Residents in the area say accidents are common along this particular stretch of the 401.

Christy McLaughlin, who moved into the neighbourhood last August, was not home when the accident occurred. “There’s been a few lately,” she said. It’s not a tricky stretch of road to navigate, but there’s a lot of traffic, particularly tractor trailers and commuters headed to Ottawa or Brockville, Ont. “The roads are pretty straight, so I think it’s just congestion maybe.”

Prescott, Ontario bus crash. (Photograph by Blair Gable)

Darcy Gleeson, who’s been here a decade, says politicians regularly propose widening the road from four to six lanes as a solution to the frequent accidents. But that won’t fix the fundamental problem: distracted driving. “We’ve also noticed a pretty serious degradation in the quality of truck driving as well.”

A semi took out the guardrail in front of the house on a winter morning around 4 am. “He had drifted off the road.” When accidents happen on the highway, traffic is often diverted onto the side street that the Gleeson’s house is on. “What ends up happening is you get 53-foot trailers coming onto this road.” Gleeson’s son Flint says that lead to situations where there was “a bus going one way, transports going the other,” on a two-lane rural road.

A bus sits on the side of highway 401 after crashing into a rock cut in Prescott, Ont., on Monday, June 4, 2018. THE CANADIAN PRESS/Lars Hagberg

On Monday the Brockville General Hospital said it had received five patients who all required critical care.
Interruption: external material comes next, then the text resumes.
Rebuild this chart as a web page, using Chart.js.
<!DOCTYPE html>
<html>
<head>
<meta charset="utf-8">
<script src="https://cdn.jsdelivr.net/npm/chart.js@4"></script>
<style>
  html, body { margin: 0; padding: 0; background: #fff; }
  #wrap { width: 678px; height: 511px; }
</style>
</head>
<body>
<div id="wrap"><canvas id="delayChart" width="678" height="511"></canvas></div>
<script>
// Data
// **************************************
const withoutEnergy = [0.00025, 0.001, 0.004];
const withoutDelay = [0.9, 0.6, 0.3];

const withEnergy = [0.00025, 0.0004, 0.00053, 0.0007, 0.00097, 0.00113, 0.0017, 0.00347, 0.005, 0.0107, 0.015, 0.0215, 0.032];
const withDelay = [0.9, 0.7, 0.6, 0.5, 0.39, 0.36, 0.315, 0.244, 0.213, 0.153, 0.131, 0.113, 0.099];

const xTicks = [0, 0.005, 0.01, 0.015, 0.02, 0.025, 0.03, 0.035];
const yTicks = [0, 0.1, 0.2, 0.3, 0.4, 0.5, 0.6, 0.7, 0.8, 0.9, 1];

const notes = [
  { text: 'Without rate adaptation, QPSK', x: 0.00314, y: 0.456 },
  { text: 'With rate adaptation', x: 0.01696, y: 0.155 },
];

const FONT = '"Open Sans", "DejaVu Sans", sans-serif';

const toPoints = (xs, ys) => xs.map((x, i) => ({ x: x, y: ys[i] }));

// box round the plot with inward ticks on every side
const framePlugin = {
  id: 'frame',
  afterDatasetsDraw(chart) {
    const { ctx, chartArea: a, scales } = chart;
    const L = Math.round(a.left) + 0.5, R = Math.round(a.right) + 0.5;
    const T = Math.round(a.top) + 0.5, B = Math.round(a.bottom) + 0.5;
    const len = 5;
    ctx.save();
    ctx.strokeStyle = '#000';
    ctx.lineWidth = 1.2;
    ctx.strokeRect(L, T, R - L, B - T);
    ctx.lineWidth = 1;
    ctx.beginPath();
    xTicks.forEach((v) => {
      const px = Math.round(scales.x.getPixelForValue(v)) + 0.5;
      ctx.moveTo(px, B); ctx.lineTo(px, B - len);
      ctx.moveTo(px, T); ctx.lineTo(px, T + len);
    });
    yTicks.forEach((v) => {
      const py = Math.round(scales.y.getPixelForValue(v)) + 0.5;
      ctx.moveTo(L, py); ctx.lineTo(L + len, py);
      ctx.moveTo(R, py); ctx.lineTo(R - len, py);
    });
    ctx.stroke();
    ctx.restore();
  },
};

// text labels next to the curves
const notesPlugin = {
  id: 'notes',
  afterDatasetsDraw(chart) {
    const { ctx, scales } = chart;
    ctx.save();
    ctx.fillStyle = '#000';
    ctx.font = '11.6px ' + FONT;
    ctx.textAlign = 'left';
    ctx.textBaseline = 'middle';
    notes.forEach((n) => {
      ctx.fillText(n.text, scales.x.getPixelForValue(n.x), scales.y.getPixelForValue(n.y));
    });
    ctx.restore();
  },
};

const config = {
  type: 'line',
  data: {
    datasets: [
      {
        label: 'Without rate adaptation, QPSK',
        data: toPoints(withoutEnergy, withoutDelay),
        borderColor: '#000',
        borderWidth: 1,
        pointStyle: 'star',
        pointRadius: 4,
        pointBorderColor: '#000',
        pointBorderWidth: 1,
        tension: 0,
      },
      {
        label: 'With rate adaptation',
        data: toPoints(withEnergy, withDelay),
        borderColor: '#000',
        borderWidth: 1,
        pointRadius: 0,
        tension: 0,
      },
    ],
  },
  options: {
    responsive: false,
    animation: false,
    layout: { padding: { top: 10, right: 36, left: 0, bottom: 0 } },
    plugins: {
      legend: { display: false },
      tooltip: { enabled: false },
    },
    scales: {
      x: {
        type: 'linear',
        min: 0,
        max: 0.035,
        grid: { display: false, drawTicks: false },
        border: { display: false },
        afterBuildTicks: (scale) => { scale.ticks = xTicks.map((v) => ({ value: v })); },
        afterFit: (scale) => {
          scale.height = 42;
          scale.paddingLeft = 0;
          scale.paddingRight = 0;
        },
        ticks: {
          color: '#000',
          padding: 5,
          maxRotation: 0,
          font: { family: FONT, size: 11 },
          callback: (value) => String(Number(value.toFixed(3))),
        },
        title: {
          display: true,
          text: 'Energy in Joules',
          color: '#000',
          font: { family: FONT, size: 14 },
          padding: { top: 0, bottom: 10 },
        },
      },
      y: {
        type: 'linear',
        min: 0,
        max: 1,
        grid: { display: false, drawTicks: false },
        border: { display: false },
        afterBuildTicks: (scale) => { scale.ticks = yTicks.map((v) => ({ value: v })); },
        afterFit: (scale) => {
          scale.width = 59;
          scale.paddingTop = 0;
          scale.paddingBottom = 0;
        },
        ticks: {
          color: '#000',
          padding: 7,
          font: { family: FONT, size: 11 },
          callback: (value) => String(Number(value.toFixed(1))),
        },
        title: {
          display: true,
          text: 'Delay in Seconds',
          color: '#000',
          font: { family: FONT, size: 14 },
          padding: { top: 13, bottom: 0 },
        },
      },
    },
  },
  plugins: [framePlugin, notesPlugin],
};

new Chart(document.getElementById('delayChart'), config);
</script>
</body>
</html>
Spokeswoman Abby McIntyre said one patient had to be sent to a hospital in Kingston, Ont., by air ambulance.

“All of the people that we have received are all Mandarin speaking,” she said. “What I’ve been advised is that we have received five of the most critical.”

McIntyre said others injured in the crash are believed to be “walking wounded” who’ve been taken to other hospitals.

“Our teams are working hard with the folks that we’ve received and there’s all hands on deck for the moment,” she said.

The Ottawa Hospital said on Twitter that it was working with regional hospitals and Ornge to treat the seriously injured who required transport to Ottawa.

Back at the scene of the crash, crews worked into the evening to clear the area.

A green suitcase with orange edges sat in the cargo bay, the door seemingly torn off in the initial crash. A few feet above, yellow curtains, knotted up for a summer day punctuated the frames of the missing windows.

A tow truck lined up to pull the coach out of the ditch in which it had come to rest. The crowd of police officers and other first responders had disappeared, with just a few remaining for the removal.